Oscar B. Castillo was born in Caracas, Venezuela in 1981. After studying psychology at Venezuelan Central University the thirst for adventures put him early on the road, meandering for years through many streets all over Europe until photography took him back to formal education in Barcelona – Spain. His professional work as photographer has been geared towards social subjects that promote ideas of solidarity, tolerance and respect and at the time question both the structures of economic and political power and himself as photographer and as part of this society. In his words “I’m not looking to carry on with a militant work, I just aim for the camera to be a coherent extension of my vision of humanity out of photography.” 
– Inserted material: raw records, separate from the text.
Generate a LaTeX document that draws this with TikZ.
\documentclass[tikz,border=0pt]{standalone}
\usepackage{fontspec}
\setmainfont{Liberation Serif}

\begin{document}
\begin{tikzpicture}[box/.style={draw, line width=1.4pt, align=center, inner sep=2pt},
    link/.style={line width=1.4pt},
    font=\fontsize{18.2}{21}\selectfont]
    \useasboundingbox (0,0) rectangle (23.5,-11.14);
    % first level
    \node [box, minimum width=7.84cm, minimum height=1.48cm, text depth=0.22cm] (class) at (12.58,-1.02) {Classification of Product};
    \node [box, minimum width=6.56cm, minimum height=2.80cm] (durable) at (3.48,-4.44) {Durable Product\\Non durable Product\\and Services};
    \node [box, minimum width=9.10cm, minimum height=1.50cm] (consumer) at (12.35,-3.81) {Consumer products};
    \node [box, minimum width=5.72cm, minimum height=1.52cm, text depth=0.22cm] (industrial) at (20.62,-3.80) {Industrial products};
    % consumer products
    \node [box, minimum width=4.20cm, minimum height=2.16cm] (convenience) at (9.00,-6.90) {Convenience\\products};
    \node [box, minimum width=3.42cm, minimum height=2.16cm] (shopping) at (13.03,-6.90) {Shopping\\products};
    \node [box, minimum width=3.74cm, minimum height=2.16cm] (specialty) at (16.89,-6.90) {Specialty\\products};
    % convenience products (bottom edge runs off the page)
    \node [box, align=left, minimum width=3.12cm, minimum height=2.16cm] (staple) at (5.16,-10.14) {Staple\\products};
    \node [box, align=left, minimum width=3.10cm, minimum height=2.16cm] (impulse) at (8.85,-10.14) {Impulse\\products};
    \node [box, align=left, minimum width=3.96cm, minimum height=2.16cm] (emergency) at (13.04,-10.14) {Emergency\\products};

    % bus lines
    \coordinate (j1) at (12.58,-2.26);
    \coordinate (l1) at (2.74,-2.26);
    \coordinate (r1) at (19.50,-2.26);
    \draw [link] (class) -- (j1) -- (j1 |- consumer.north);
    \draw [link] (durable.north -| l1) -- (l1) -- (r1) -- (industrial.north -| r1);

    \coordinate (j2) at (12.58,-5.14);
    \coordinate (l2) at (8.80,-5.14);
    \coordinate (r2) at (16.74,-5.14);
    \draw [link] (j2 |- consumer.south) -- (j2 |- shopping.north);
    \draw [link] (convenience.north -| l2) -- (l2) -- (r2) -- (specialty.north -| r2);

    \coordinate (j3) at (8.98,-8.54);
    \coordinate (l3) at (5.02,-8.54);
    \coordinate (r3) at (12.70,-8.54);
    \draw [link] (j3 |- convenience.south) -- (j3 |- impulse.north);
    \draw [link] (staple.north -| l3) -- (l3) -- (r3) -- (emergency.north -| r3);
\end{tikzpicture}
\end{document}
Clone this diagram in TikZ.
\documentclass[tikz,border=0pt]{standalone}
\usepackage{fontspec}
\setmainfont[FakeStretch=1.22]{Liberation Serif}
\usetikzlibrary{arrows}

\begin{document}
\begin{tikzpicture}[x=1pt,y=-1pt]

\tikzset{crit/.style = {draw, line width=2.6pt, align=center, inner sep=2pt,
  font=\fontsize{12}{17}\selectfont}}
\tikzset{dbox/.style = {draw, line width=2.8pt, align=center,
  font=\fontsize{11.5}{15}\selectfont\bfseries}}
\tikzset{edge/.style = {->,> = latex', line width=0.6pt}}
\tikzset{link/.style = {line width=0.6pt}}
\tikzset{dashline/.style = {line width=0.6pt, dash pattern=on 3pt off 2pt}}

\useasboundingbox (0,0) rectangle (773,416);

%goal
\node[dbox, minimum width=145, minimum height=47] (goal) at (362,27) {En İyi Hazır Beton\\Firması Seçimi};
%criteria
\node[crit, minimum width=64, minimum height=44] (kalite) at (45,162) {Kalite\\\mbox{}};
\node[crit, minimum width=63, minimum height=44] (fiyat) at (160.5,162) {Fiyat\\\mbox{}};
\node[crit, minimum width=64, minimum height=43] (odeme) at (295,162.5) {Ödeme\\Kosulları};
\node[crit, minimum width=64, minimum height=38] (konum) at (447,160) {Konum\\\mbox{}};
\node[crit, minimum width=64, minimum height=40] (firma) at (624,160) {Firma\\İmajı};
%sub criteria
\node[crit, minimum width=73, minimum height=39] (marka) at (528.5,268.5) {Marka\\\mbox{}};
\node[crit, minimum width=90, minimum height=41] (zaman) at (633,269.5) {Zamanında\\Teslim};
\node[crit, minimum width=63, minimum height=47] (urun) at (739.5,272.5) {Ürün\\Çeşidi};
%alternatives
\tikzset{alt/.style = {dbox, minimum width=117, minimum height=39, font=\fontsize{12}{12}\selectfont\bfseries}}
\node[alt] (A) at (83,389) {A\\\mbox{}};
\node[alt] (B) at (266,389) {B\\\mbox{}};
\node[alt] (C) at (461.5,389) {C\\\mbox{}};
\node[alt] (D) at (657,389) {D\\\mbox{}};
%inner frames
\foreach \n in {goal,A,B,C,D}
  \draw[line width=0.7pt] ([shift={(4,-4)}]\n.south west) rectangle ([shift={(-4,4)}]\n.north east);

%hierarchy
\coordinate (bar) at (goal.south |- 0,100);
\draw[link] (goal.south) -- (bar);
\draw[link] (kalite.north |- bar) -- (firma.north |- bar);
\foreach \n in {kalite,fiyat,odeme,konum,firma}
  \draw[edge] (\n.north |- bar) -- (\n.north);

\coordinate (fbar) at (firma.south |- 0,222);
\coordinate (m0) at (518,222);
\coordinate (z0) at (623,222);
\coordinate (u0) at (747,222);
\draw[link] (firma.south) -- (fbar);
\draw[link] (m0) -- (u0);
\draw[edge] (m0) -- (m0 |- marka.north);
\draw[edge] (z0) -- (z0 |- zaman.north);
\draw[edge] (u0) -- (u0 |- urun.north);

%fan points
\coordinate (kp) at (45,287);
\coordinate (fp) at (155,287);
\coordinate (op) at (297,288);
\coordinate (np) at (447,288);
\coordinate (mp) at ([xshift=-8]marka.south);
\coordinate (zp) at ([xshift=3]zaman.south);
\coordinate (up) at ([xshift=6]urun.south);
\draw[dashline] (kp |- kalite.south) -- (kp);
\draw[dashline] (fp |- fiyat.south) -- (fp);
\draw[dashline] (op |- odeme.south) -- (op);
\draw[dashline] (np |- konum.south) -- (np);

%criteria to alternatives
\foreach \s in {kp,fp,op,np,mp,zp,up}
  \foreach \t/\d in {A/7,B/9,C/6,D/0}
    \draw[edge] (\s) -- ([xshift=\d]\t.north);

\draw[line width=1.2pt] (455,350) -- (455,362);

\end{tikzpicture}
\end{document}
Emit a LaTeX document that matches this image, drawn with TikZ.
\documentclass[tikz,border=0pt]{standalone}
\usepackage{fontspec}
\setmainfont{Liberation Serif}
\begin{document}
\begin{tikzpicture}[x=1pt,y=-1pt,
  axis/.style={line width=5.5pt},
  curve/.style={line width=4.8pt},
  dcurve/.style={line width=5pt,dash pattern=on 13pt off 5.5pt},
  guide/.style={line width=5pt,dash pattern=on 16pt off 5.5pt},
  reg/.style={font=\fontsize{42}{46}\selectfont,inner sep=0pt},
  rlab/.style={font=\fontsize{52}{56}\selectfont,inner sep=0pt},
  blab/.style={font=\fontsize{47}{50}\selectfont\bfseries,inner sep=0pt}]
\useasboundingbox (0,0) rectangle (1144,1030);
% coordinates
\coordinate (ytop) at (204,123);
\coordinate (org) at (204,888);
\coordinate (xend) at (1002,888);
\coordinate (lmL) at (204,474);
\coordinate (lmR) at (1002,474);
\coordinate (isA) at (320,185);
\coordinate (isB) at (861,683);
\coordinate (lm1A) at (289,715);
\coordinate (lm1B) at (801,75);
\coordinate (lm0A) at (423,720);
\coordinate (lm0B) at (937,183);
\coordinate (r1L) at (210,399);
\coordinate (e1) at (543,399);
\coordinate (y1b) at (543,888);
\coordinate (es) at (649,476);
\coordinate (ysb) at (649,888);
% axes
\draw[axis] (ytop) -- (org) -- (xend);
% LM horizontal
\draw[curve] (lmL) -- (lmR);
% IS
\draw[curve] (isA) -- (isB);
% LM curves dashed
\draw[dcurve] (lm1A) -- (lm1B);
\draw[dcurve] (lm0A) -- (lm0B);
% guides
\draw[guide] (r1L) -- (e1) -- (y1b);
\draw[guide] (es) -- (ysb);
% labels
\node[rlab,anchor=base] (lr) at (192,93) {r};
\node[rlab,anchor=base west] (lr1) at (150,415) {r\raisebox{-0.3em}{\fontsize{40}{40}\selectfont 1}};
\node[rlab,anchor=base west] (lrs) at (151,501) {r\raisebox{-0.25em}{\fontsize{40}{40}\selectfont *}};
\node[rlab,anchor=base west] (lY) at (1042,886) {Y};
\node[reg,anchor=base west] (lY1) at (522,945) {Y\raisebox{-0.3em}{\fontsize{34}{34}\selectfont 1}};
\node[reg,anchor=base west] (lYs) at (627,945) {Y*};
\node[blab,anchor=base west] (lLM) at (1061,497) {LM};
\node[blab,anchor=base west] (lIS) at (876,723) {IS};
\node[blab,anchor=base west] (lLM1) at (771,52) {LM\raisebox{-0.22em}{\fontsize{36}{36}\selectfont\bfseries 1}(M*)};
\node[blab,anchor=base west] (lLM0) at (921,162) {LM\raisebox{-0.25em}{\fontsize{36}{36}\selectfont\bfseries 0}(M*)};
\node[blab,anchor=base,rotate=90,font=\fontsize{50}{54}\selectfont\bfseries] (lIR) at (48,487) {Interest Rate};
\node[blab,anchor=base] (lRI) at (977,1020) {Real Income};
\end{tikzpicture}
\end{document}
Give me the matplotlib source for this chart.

Oscar has been working for the last years on a long term project about the causes and consequences of violence in his home country and its relationship to the political fracture Venezuela currently endures. His work has been published in TIME Magazine, the New York Times, International New York Times The New Yorker, L.A. Times, Neue Zürcher Zeitung, Foreign Policy, Der Spiegel, L’Internazionale, LFI Leica Magazine, La Vie Magazine, Days Japan and other different major international publications and exhibited in France, Germany, Italy, USA, Spain, Cambodia, Lithuania, Colombia. He is a 2016 Magnum Foundation Grantee for his work about the situation of Islam in France as well as a 2016 winner of Eugene Smith Fellowship. Parallel to his photographic work Oscar developed a passion for teaching, being photography as well an important tool for education, inclusion and social improvement. As instructor and teacher he has been sharing his photographic and social points of view in participatory photographic workshops with kids from excluded communities in Mexico, youngsters in IDPs camps in post-earthquake Haiti or inmates inside Venezuelan prisons. He has also taught in formal educational programs in Colombia, Argentina, Venezuela and elsewhere. Oscar has been participating regularly at Foundry Photo Workshops, first as student in Mexico and India, later as assistant in Argentina and Bosnia, and finally as an instructor in Guatemala.